▶ **What the task requires**
In the records below, find each line containing the word "this" and copy it.

[Code that draws figures]
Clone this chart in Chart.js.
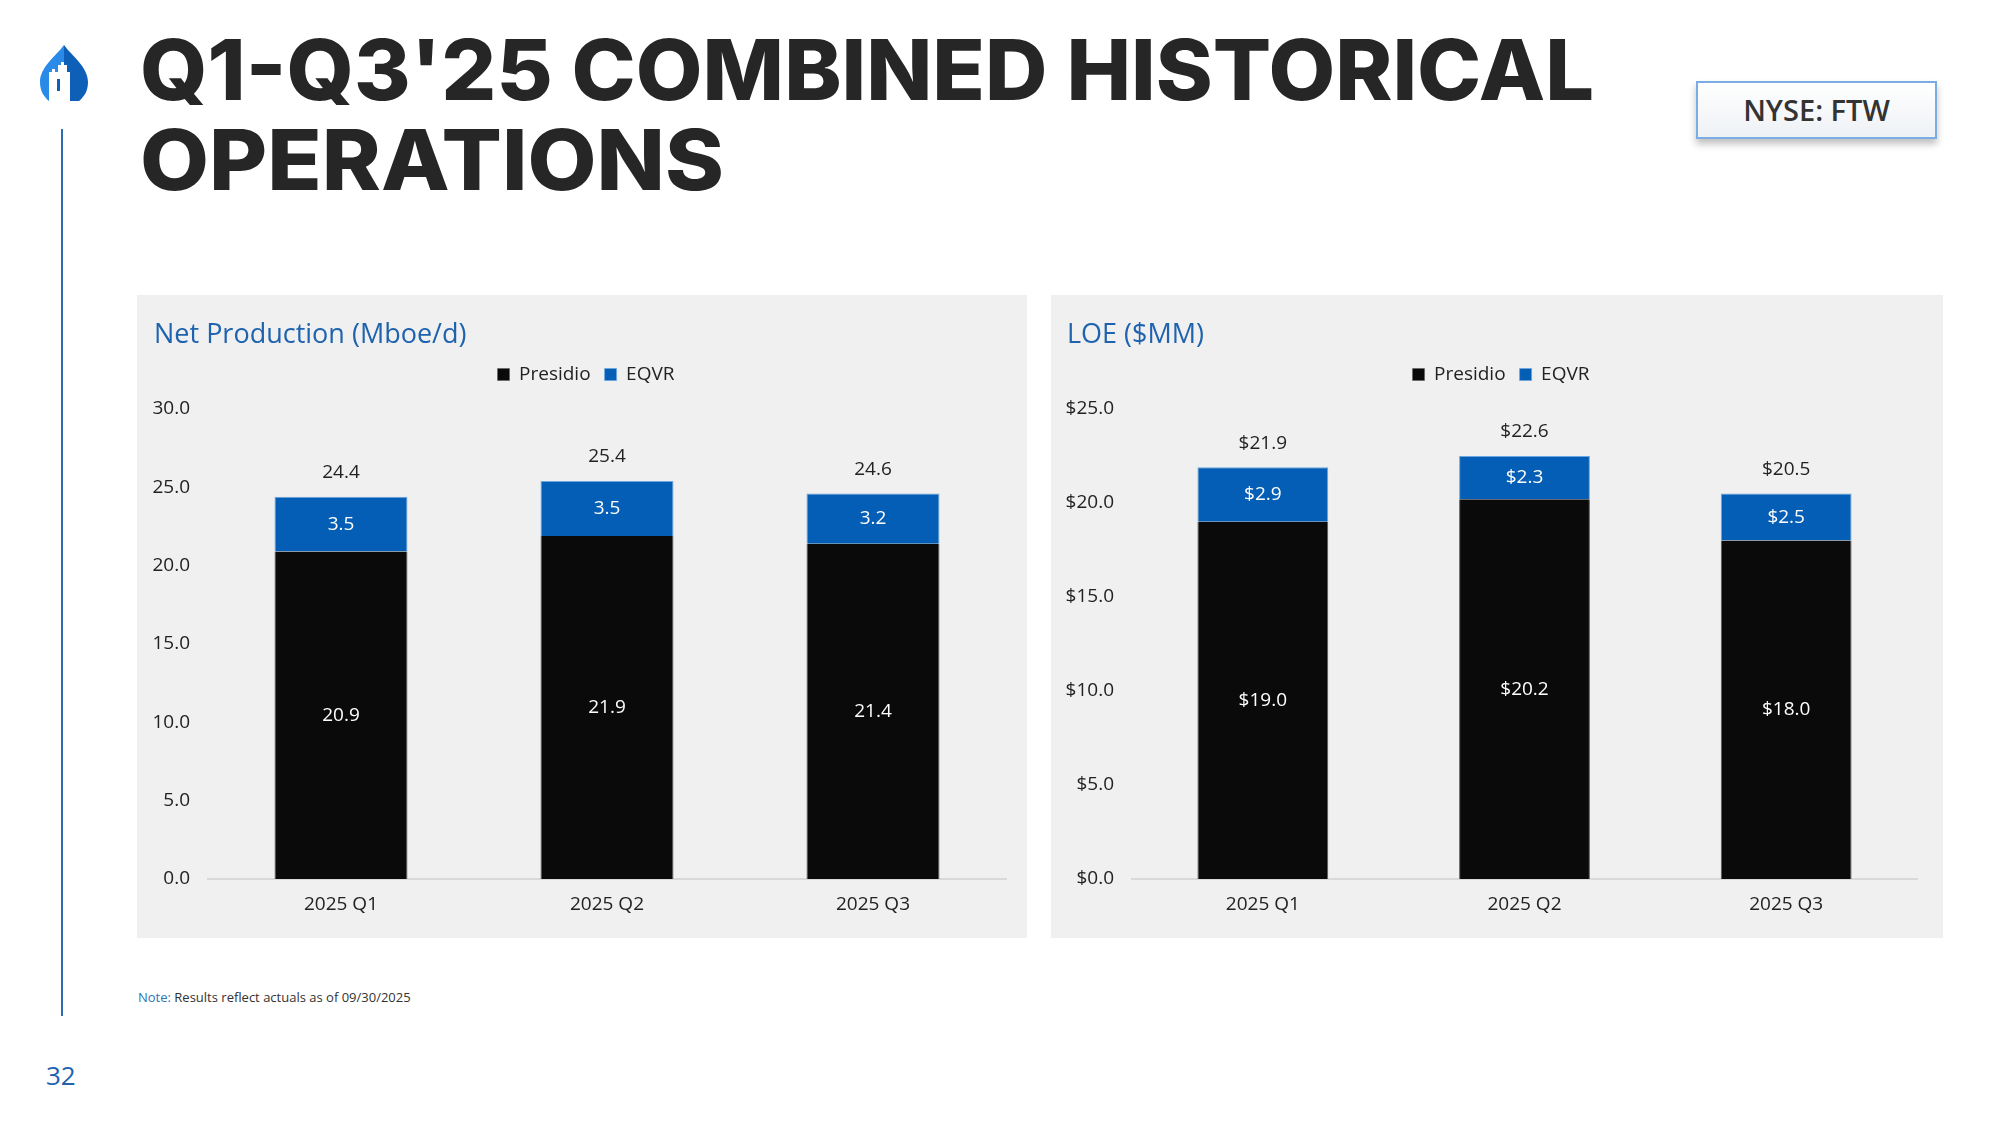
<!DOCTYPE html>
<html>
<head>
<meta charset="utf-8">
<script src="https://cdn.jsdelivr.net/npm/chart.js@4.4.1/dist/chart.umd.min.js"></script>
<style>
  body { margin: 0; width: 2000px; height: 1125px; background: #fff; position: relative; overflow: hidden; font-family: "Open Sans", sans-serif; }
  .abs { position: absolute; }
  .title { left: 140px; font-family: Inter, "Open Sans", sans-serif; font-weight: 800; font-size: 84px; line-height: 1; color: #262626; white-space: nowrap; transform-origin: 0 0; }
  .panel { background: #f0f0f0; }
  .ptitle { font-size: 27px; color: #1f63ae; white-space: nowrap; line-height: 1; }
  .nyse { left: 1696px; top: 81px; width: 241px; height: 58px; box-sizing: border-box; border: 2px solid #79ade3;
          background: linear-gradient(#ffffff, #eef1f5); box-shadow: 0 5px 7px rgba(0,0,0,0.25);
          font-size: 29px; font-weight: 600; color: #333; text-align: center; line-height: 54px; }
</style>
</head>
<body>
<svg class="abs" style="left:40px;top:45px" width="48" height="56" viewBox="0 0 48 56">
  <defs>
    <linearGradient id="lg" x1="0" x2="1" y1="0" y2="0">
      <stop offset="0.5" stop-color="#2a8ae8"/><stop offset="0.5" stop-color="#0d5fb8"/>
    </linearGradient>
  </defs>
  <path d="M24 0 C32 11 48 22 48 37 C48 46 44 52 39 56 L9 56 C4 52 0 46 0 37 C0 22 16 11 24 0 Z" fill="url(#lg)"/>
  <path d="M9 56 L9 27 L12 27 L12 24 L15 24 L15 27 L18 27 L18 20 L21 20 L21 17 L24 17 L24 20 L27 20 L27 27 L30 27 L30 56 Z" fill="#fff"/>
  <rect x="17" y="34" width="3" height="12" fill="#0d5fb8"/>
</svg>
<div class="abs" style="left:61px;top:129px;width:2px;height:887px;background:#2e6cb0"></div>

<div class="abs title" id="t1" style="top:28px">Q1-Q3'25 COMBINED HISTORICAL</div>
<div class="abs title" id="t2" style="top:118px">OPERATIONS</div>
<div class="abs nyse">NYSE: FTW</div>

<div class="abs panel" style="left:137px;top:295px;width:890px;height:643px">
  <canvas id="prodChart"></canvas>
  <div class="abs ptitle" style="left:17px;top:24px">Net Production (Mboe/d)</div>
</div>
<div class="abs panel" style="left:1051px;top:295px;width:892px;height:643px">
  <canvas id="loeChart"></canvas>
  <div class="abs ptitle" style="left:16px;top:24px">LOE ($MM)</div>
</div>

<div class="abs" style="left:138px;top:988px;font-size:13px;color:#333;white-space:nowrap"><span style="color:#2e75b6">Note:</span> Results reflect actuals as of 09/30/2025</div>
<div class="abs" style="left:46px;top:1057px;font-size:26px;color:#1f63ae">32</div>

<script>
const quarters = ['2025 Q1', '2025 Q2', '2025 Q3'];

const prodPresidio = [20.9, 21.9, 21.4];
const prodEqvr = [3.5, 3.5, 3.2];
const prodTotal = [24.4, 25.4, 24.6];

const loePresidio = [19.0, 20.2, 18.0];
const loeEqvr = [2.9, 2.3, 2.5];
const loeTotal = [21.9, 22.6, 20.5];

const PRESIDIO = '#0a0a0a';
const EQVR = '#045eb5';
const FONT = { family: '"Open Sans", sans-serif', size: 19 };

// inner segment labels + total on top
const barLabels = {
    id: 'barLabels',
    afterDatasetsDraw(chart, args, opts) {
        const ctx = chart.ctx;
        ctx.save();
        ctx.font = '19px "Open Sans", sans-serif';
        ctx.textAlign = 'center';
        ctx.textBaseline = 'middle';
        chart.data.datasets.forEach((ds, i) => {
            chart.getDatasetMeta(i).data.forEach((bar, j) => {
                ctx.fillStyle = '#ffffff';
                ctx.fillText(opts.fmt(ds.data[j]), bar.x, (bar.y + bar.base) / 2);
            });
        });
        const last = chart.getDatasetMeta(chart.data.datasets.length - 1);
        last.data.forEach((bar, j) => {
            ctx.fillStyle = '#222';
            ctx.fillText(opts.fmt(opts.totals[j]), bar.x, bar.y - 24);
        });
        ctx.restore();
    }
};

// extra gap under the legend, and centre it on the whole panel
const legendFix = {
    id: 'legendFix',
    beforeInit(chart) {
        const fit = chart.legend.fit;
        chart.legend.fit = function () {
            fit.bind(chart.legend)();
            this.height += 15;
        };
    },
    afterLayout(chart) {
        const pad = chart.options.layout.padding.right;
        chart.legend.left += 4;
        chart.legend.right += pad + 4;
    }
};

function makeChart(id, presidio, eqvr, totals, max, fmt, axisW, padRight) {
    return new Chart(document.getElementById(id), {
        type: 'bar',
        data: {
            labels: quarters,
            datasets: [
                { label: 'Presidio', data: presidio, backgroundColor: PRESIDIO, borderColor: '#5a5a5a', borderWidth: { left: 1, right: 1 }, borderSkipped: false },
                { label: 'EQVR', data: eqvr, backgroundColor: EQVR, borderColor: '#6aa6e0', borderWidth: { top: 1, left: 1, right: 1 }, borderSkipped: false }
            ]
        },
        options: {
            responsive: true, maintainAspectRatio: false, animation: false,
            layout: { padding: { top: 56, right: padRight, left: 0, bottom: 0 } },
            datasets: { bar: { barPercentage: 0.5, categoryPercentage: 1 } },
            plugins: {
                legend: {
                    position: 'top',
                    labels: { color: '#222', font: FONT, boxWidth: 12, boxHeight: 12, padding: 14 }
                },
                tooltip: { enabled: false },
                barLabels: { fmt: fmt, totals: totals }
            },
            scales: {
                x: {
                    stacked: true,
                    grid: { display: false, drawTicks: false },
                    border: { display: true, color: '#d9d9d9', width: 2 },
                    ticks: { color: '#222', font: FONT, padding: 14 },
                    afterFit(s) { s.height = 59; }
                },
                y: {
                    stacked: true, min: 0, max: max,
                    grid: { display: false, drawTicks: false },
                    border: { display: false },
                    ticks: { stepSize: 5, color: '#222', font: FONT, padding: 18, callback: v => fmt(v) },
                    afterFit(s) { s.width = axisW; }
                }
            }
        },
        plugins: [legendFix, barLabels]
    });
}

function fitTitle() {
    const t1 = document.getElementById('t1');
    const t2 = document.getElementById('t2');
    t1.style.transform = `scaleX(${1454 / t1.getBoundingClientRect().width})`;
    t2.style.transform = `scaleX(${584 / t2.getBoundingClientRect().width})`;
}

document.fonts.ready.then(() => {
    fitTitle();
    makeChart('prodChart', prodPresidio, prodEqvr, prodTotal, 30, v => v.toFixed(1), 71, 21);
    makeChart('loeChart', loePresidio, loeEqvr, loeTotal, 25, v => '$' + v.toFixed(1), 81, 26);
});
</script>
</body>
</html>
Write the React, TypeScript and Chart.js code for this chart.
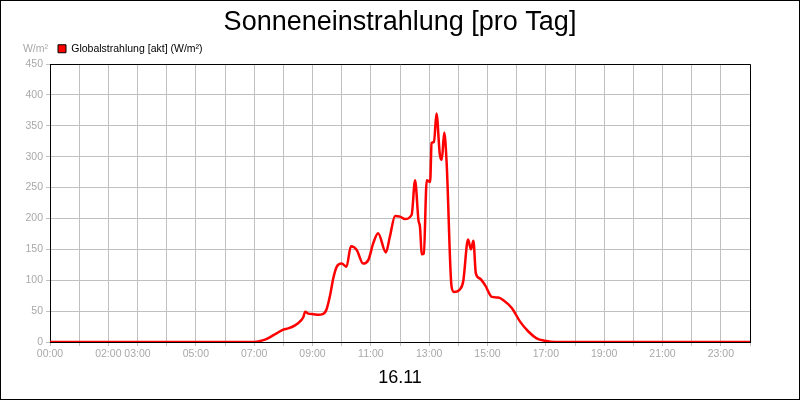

▶ **The result**
Clone this chart in Chart.js.
            this.height += 15;
Write the React, TypeScript and Chart.js code for this chart.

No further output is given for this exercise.